The White House, still reeling from last week’s populist backlash in Massachusetts, issued a call to arms following Thursday’s 5–4 Supreme Court decision in Citizens United v. Federal Election Commission (FEC) that the government cannot censor the voices of people associated in corporations, unions, and nonprofit advocacy groups. The ruling allows such organizations to make advertisements that advocate for or against candidates. “The Supreme Court has given a green light to a new stampede of special interest money in our politics,” President Barack Obama said in a statement. “It is a major victory for big oil, Wall Street banks, health insurance companies and the other powerful interests that marshal their power every day in Washington to drown out the voices of everyday Americans.”

Other Democrats echoed the president. Senator Chuck Schumer, just a regular guy from New York, warned that the Court had “predetermined the winners of next November’s elections. It won’t be Republicans. It won’t be Democrats. It will be corporate America.” No matter that Schumer is the top Senate recipient of contributions from political action committees (PACs) and employees associated with the real estate, securities, finance, and insurance industries, according to the Center for Responsive Politics; this decision threatens democracy, he seems to feel.

In truth, the Court’s ruling will have little impact on the typical Fortune 500 company, which can already afford to spend millions of dollars on lobbying and on building PACs with enough employees to fund them and campaign-finance lawyers to operate them. These corporations, especially massively unpopular Wall Street institutions, are unlikely to make independent expenditures directly from their treasuries in the 2010 campaign cycle because the ads, whose funding must be disclosed, could enrage an already restive public, unhappy with the status quo in Washington.

What Citizens United actually does is empower small and midsize corporations—and every incorporated mom-and-pop falafel joint, local firefighters’ union, and environmental group—to make its voice heard in campaigns without hiring an army of lawyers or asking the FEC how it may speak.

Who could be afraid of more political free speech, one might ask. But it’s clear that incumbent politicians, shocked by the apparent tectonic shift in politics of late, are keen to maintain a chokehold on such speech. Democratic congressman Leonard Boswell of Iowa, for instance, introduced a resolution Thursday to begin the process of amending the First Amendment to ban corporations from engaging in free speech. The speech teetotalers also introduced several bills that would prevent corporations from actually spending money on independent speech: Democrat Alan Grayson of Florida even introduced legislation imposing a 500 percent excise tax on corporate political expenditures and prohibiting any company from trading on a stock exchange unless it abided by the pre–Citizens United provisions.

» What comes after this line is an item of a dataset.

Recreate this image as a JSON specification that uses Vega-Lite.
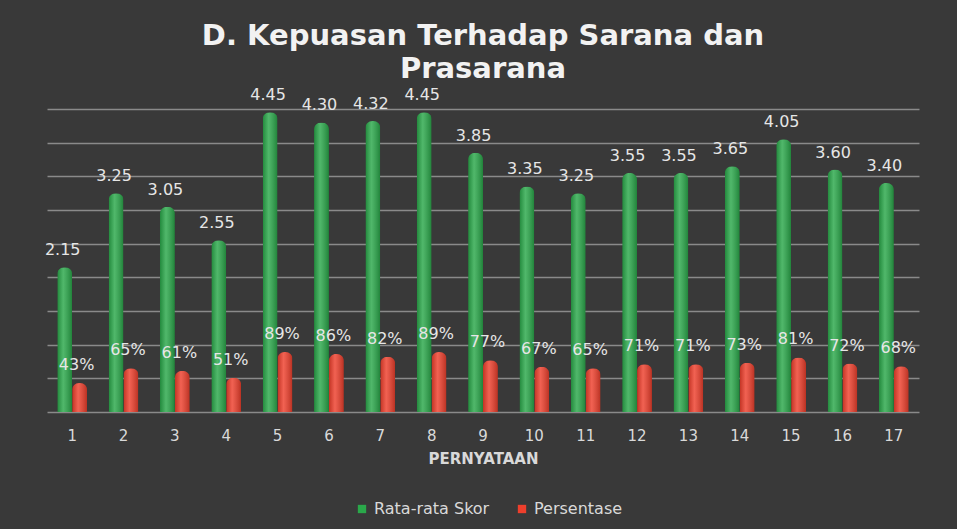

Other congressional leaders, spurred on by self-styled reform groups like U.S. PIRG, have demanded “shareholder protection laws” with onerous and impossible requirements, like forcing shareholders (even mutual-fund holders) to approve each individual expenditure that their companies make on politics—including Web ads, mail, e-mail, and other forms of communication, on top of television ads. Shareholders, though, already have corporate-governance procedures if they are unhappy with management. They can vote it out or introduce shareholder resolutions. But they are not required to approve each corporate charitable donation (say, to the opera or to the Boy Scouts), production decision (say, one that will reduce profits slightly but also reduce the company’s carbon footprint), or commercial ad. The Citizens United ruling merely gives them the choice to engage in political speech if they wish, in the same fashion as other corporate decisions, rather than stifling them with a blanket ban.

Another piece of legislation “reformers” are buzzing about on Capitol Hill is the misnamed “Fair Elections Now Act,” which would compel taxpayers to fund congressional campaigns. President Obama will have a hard time, though, getting Americans to understand why he rejected public financing in his presidential run, raised nearly $750 million in private funds, and yet now insists that everyone else ought to accept government campaign funding for the good of the “public interest.”

With partisan tensions running high in Washington, it’s an easy political shot to scapegoat pariah multinationals like AIG. The Court’s language, though, rejects such efforts to silence unpopular voices in the corporate form. “We find no basis for the proposition that, in the context of political speech, the government may impose restrictions on certain disfavored speakers,” Justice Anthony Kennedy wrote for the majority.

Instead of attempting to throw a futile legislative wrench into Citizens United, Congress should lift some arbitrary restrictions on candidates and political parties. Contribution limits should be raised, coordination between candidates and parties should be allowed in order to respond to independent speech, and the tax credit for contributions should be restored in order to incentivize small donors.

Americans have a long tradition of evaluating political messages and making their own decisions. To suggest that citizens can be led like lemmings by the noise of campaign ads treats voters like fools. It’s time for Congress to realize that in a free and democratic process, it cannot silence speech with which it disagrees.